_Source excerpt_
━━━━━━

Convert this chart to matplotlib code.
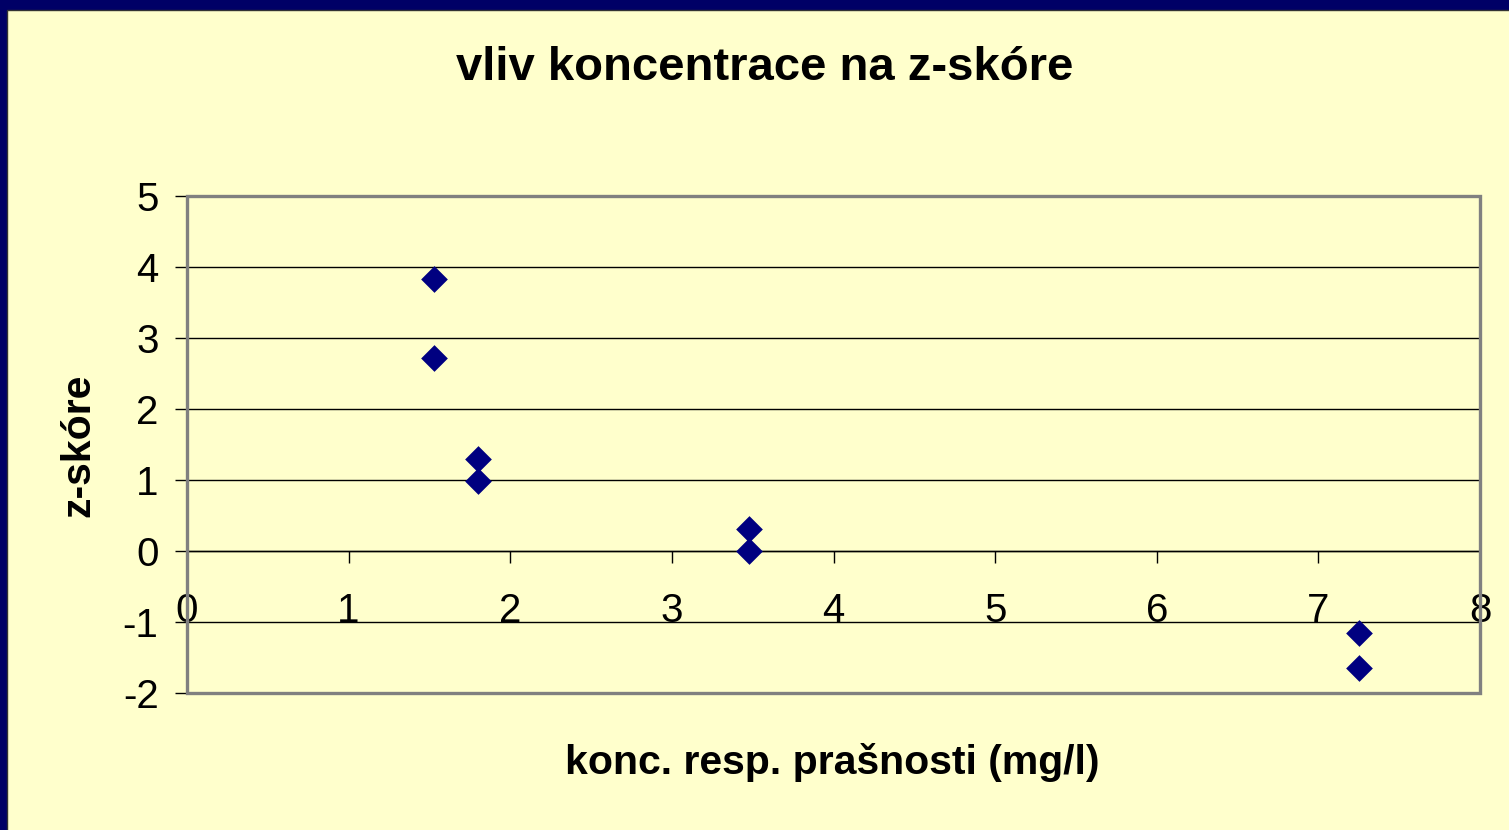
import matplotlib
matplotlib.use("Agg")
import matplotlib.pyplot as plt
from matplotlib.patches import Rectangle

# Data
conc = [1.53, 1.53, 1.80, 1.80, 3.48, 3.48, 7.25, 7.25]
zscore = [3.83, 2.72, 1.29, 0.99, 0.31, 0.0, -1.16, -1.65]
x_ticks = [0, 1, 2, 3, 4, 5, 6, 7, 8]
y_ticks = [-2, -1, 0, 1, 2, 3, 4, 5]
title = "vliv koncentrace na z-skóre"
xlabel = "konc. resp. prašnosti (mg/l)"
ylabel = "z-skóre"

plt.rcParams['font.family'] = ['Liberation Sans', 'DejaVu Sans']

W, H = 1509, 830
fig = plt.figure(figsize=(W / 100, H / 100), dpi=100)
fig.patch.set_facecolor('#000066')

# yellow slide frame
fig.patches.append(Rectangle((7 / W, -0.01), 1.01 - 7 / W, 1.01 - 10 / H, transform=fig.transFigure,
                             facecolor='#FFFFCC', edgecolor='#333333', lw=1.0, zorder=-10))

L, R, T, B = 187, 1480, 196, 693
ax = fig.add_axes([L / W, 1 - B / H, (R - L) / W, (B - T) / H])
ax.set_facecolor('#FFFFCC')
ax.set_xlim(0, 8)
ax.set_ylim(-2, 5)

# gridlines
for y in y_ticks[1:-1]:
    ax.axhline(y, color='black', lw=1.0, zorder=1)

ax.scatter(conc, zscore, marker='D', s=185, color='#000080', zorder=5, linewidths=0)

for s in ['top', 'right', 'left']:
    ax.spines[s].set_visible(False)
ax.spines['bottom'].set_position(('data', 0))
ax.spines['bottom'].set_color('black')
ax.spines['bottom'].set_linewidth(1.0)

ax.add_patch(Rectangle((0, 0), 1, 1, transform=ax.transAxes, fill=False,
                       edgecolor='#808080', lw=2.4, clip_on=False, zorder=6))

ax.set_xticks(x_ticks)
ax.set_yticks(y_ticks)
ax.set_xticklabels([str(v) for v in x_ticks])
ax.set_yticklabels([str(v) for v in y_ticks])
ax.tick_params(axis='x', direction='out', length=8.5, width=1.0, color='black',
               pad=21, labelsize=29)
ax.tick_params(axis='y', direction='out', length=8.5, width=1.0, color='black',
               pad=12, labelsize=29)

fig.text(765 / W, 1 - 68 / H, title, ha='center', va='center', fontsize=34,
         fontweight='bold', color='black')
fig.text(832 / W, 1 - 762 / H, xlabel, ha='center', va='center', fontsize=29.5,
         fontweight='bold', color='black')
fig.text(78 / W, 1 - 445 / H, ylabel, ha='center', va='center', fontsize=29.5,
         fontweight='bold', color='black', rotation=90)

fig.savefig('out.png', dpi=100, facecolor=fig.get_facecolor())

━━━━━━

_Exercise directions_
Go through the listing above and quote it exactly, apart from its images.

_Correct result_
Convert this chart to matplotlib code.
import matplotlib
matplotlib.use("Agg")
import matplotlib.pyplot as plt
from matplotlib.patches import Rectangle

# Data
conc = [1.53, 1.53, 1.80, 1.80, 3.48, 3.48, 7.25, 7.25]
zscore = [3.83, 2.72, 1.29, 0.99, 0.31, 0.0, -1.16, -1.65]
x_ticks = [0, 1, 2, 3, 4, 5, 6, 7, 8]
y_ticks = [-2, -1, 0, 1, 2, 3, 4, 5]
title = "vliv koncentrace na z-skóre"
xlabel = "konc. resp. prašnosti (mg/l)"
ylabel = "z-skóre"

plt.rcParams['font.family'] = ['Liberation Sans', 'DejaVu Sans']

W, H = 1509, 830
fig = plt.figure(figsize=(W / 100, H / 100), dpi=100)
fig.patch.set_facecolor('#000066')

# yellow slide frame
fig.patches.append(Rectangle((7 / W, -0.01), 1.01 - 7 / W, 1.01 - 10 / H, transform=fig.transFigure,
                             facecolor='#FFFFCC', edgecolor='#333333', lw=1.0, zorder=-10))

L, R, T, B = 187, 1480, 196, 693
ax = fig.add_axes([L / W, 1 - B / H, (R - L) / W, (B - T) / H])
ax.set_facecolor('#FFFFCC')
ax.set_xlim(0, 8)
ax.set_ylim(-2, 5)

# gridlines
for y in y_ticks[1:-1]:
    ax.axhline(y, color='black', lw=1.0, zorder=1)

ax.scatter(conc, zscore, marker='D', s=185, color='#000080', zorder=5, linewidths=0)

for s in ['top', 'right', 'left']:
    ax.spines[s].set_visible(False)
ax.spines['bottom'].set_position(('data', 0))
ax.spines['bottom'].set_color('black')
ax.spines['bottom'].set_linewidth(1.0)

ax.add_patch(Rectangle((0, 0), 1, 1, transform=ax.transAxes, fill=False,
                       edgecolor='#808080', lw=2.4, clip_on=False, zorder=6))

ax.set_xticks(x_ticks)
ax.set_yticks(y_ticks)
ax.set_xticklabels([str(v) for v in x_ticks])
ax.set_yticklabels([str(v) for v in y_ticks])
ax.tick_params(axis='x', direction='out', length=8.5, width=1.0, color='black',
               pad=21, labelsize=29)
ax.tick_params(axis='y', direction='out', length=8.5, width=1.0, color='black',
               pad=12, labelsize=29)

fig.text(765 / W, 1 - 68 / H, title, ha='center', va='center', fontsize=34,
         fontweight='bold', color='black')
fig.text(832 / W, 1 - 762 / H, xlabel, ha='center', va='center', fontsize=29.5,
         fontweight='bold', color='black')
fig.text(78 / W, 1 - 445 / H, ylabel, ha='center', va='center', fontsize=29.5,
         fontweight='bold', color='black', rotation=90)

fig.savefig('out.png', dpi=100, facecolor=fig.get_facecolor())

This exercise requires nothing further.